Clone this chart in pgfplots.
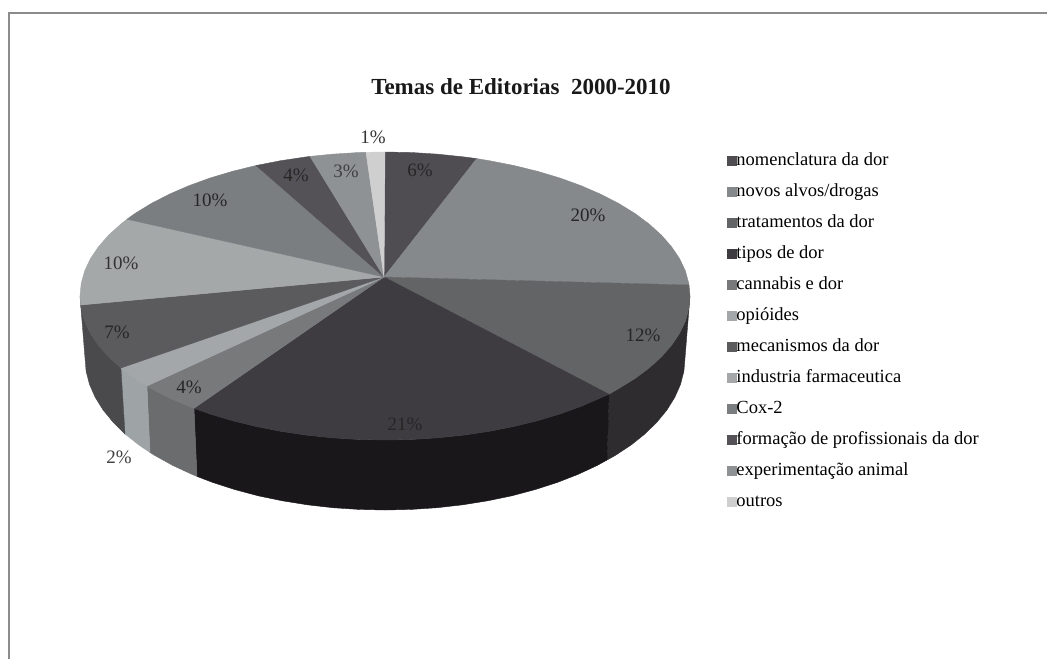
\documentclass[border=0pt]{standalone}
\usepackage{pgfplots}
\pgfplotsset{compat=1.18}
\usepackage{fontspec}
\setmainfont{Liberation Serif}
% top faces
\definecolor{cNom}{HTML}{4F4D52}
\definecolor{cNov}{HTML}{85898B}
\definecolor{cTra}{HTML}{636466}
\definecolor{cTip}{HTML}{3E3C40}
\definecolor{cCan}{HTML}{77797B}
\definecolor{cOpi}{HTML}{A3A7A9}
\definecolor{cMec}{HTML}{5B5B5E}
\definecolor{cInd}{HTML}{A4A8A9}
\definecolor{cCox}{HTML}{7B7E80}
\definecolor{cFor}{HTML}{545256}
\definecolor{cExp}{HTML}{8E9294}
\definecolor{cOut}{HTML}{CFCFD0}
% side walls
\definecolor{wTra}{HTML}{2E2C2F}
\definecolor{wTip}{HTML}{1A171B}
\definecolor{wCan}{HTML}{6A6C6E}
\definecolor{wOpi}{HTML}{9EA3A5}
\definecolor{wMec}{HTML}{4A4A4D}
\newcommand{\lblfont}{\fontsize{19}{22}\selectfont}
\pgfplotsset{
  slice/.style={fill=#1, draw=#1, line width=0.4pt, mark=none},
  wall/.style={fill=#1, draw=#1, line width=0.4pt, mark=none, forget plot},
}
\begin{document}
\begin{tikzpicture}
\begin{axis}[
  scale only axis, width=1051pt, height=659pt,
  xmin=0, xmax=1051, ymin=0, ymax=659, y dir=reverse,
  hide axis, clip=false,
  legend image code/.code={\fill[#1] (0pt,-4.5pt) rectangle (9pt,4.5pt);},
  legend cell align=left,
  legend style={
    at={(axis cs:727,152)}, anchor=north west,
    draw=none, fill=none, inner sep=0pt, outer sep=0pt,
    row sep=14pt, font=\fontsize{18.5}{20}\selectfont,
    nodes={inner sep=0pt, outer sep=0pt, text height=13pt, text depth=4pt},
    /tikz/every even column/.append style={column sep=6pt},
  },
]
% page background and frame
\addplot[fill=white, draw=none, mark=none, forget plot] coordinates {(0,0)(1051,0)(1051,659)(0,659)} -- cycle;
\addplot[draw=black!45, line width=1.4pt, mark=none, forget plot] coordinates {(9,659)(9,13)(1047,13)};

% side walls, seen below the rim
\addplot[wall=wTra] coordinates {(690,296)(688.8,308.6)(685.4,321)(679.6,333.3)(671.6,345.2)(661.4,356.9)(649.1,368)(634.9,378.6)(618.6,388.6)(609,394.2)(607,460)(614.8,455.7)(630.8,445.2)(644.8,434)(656.9,422.2)(666.9,410)(674.8,397.3)(680.5,384.4)(683.9,371.2)(685,358)} -- cycle;
\addplot[wall=wTip] coordinates {(609,394.2)(600.7,397.8)(581.1,406.3)(559.9,414)(537.5,420.7)(513.9,426.5)(489.3,431.3)(463.9,435.1)(438,437.8)(411.6,439.5)(385,440)(358.4,439.5)(332,437.8)(306.1,435.1)(280.7,431.3)(256.1,426.5)(232.5,420.7)(210.1,414)(194,408.3)(197,476.4)(212.9,482.5)(235,489.6)(258.2,495.8)(282.4,500.8)(307.4,504.8)(332.9,507.7)(358.8,509.4)(385,510)(411.2,509.4)(437.1,507.7)(462.6,504.8)(487.6,500.8)(511.8,495.8)(535,489.6)(557.1,482.5)(577.9,474.4)(597.1,465.5)(607,460)} -- cycle;
\addplot[wall=wCan] coordinates {(194,408.3)(188.9,406.3)(169.3,397.8)(151.4,388.6)(147,386)(150,452.5)(155.2,455.7)(172.9,465.5)(192.1,474.4)(197,476.4)} -- cycle;
\addplot[wall=wOpi] coordinates {(147,386)(135.1,378.6)(120.9,368)(125,434)(139.2,445.2)(150,452.5)} -- cycle;
\addplot[wall=wMec] coordinates {(120.9,368)(108.6,356.9)(98.4,345.2)(90.4,333.3)(84.6,321)(81.2,308.6)(80,296)(85,358)(86.1,371.2)(89.5,384.4)(95.2,397.3)(103.1,410)(113.1,422.2)(125,434)} -- cycle;

% top faces of the twelve slices, clockwise from twelve o'clock
\addplot[slice=cNom] coordinates {(384,277)(385,152)(411.6,152.5)(438,154.2)(463.9,156.9)(476.7,158.6)} -- cycle;
\addlegendentry{nomenclatura da dor}
\addplot[slice=cNov] coordinates {(384,277)(476.7,158.6)(489.3,160.7)(513.9,165.5)(537.5,171.3)(559.9,178)(581.1,185.7)(600.7,194.2)(618.6,203.4)(634.9,213.4)(649.1,224)(661.4,235.1)(671.6,246.8)(679.6,258.7)(685.4,271)(688.8,283.4)(689,285)} -- cycle;
\addlegendentry{novos alvos/drogas}
\addplot[slice=cTra] coordinates {(384,277)(689,285)(690,296)(688.8,308.6)(685.4,321)(679.6,333.3)(671.6,345.2)(661.4,356.9)(649.1,368)(634.9,378.6)(618.6,388.6)(609,394.2)} -- cycle;
\addlegendentry{tratamentos da dor}
\addplot[slice=cTip] coordinates {(384,277)(609,394.2)(600.7,397.8)(581.1,406.3)(559.9,414)(537.5,420.7)(513.9,426.5)(489.3,431.3)(463.9,435.1)(438,437.8)(411.6,439.5)(385,440)(358.4,439.5)(332,437.8)(306.1,435.1)(280.7,431.3)(256.1,426.5)(232.5,420.7)(210.1,414)(194,408.3)} -- cycle;
\addlegendentry{tipos de dor}
\addplot[slice=cCan] coordinates {(384,277)(194,408.3)(188.9,406.3)(169.3,397.8)(151.4,388.6)(147,386)} -- cycle;
\addlegendentry{cannabis e dor}
\addplot[slice=cOpi] coordinates {(384,277)(147,386)(135.1,378.6)(120.9,368)} -- cycle;
\addlegendentry{opióides}
\addplot[slice=cMec] coordinates {(384,277)(120.9,368)(108.6,356.9)(98.4,345.2)(90.4,333.3)(84.6,321)(81.2,308.6)(80.7,305)} -- cycle;
\addlegendentry{mecanismos da dor}
\addplot[slice=cInd] coordinates {(384,277)(80.7,305)(80,296)(81.2,283.4)(84.6,271)(90.4,258.7)(98.4,246.8)(108.6,235.1)(120.9,224)(127,219.2)} -- cycle;
\addlegendentry{industria farmaceutica}
\addplot[slice=cCox] coordinates {(384,277)(127,219.2)(135.1,213.4)(151.4,203.4)(169.3,194.2)(188.9,185.7)(210.1,178)(232.5,171.3)(256.1,165.5)} -- cycle;
\addlegendentry{Cox-2}
\addplot[slice=cFor] coordinates {(384,277)(256.1,165.5)(280.7,160.7)(306.1,156.9)(310,156.4)} -- cycle;
\addlegendentry{formação de profissionais da dor}
\addplot[slice=cExp] coordinates {(384,277)(310,156.4)(332,154.2)(358.4,152.5)(366,152.3)} -- cycle;
\addlegendentry{experimentação animal}
\addplot[slice=cOut] coordinates {(384,277)(366,152.3)(385,152)} -- cycle;
\addlegendentry{outros}

% title and percentage labels
\node[font=\fontsize{23}{26}\selectfont\bfseries, text=black!90] at (axis cs:521,87) {Temas de Editorias\ \ 2000-2010};
\node[font=\lblfont, text=black!80] at (axis cs:373,137) {1\%};
\node[font=\lblfont, text=black!85] at (axis cs:420,170) {6\%};
\node[font=\lblfont, text=black!85] at (axis cs:588,215) {20\%};
\node[font=\lblfont, text=black!85] at (axis cs:643,335) {12\%};
\node[font=\lblfont, text=black!85] at (axis cs:405,424) {21\%};
\node[font=\lblfont, text=black!85] at (axis cs:189,387) {4\%};
\node[font=\lblfont, text=black!75] at (axis cs:119,457) {2\%};
\node[font=\lblfont, text=black!85] at (axis cs:117,332) {7\%};
\node[font=\lblfont, text=black!80] at (axis cs:121,263) {10\%};
\node[font=\lblfont, text=black!85] at (axis cs:210,200) {10\%};
\node[font=\lblfont, text=black!85] at (axis cs:296,175) {4\%};
\node[font=\lblfont, text=black!75] at (axis cs:346,171) {3\%};
\end{axis}
\end{tikzpicture}
\end{document}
◆ ◆ ◆ ◆ ◆
_DIRECTION_
Please reproduce the listing exactly from its opening line through the line that contains "width=1.4pt, mark=none, forget", both included, with all pictures omitted.

_ANSWER_
Clone this chart in pgfplots.
\documentclass[border=0pt]{standalone}
\usepackage{pgfplots}
\pgfplotsset{compat=1.18}
\usepackage{fontspec}
\setmainfont{Liberation Serif}
% top faces
\definecolor{cNom}{HTML}{4F4D52}
\definecolor{cNov}{HTML}{85898B}
\definecolor{cTra}{HTML}{636466}
\definecolor{cTip}{HTML}{3E3C40}
\definecolor{cCan}{HTML}{77797B}
\definecolor{cOpi}{HTML}{A3A7A9}
\definecolor{cMec}{HTML}{5B5B5E}
\definecolor{cInd}{HTML}{A4A8A9}
\definecolor{cCox}{HTML}{7B7E80}
\definecolor{cFor}{HTML}{545256}
\definecolor{cExp}{HTML}{8E9294}
\definecolor{cOut}{HTML}{CFCFD0}
% side walls
\definecolor{wTra}{HTML}{2E2C2F}
\definecolor{wTip}{HTML}{1A171B}
\definecolor{wCan}{HTML}{6A6C6E}
\definecolor{wOpi}{HTML}{9EA3A5}
\definecolor{wMec}{HTML}{4A4A4D}
\newcommand{\lblfont}{\fontsize{19}{22}\selectfont}
\pgfplotsset{
  slice/.style={fill=#1, draw=#1, line width=0.4pt, mark=none},
  wall/.style={fill=#1, draw=#1, line width=0.4pt, mark=none, forget plot},
}
\begin{document}
\begin{tikzpicture}
\begin{axis}[
  scale only axis, width=1051pt, height=659pt,
  xmin=0, xmax=1051, ymin=0, ymax=659, y dir=reverse,
  hide axis, clip=false,
  legend image code/.code={\fill[#1] (0pt,-4.5pt) rectangle (9pt,4.5pt);},
  legend cell align=left,
  legend style={
    at={(axis cs:727,152)}, anchor=north west,
    draw=none, fill=none, inner sep=0pt, outer sep=0pt,
    row sep=14pt, font=\fontsize{18.5}{20}\selectfont,
    nodes={inner sep=0pt, outer sep=0pt, text height=13pt, text depth=4pt},
    /tikz/every even column/.append style={column sep=6pt},
  },
]
% page background and frame
\addplot[fill=white, draw=none, mark=none, forget plot] coordinates {(0,0)(1051,0)(1051,659)(0,659)} -- cycle;
\addplot[draw=black!45, line width=1.4pt, mark=none, forget plot] coordinates {(9,659)(9,13)(1047,13)};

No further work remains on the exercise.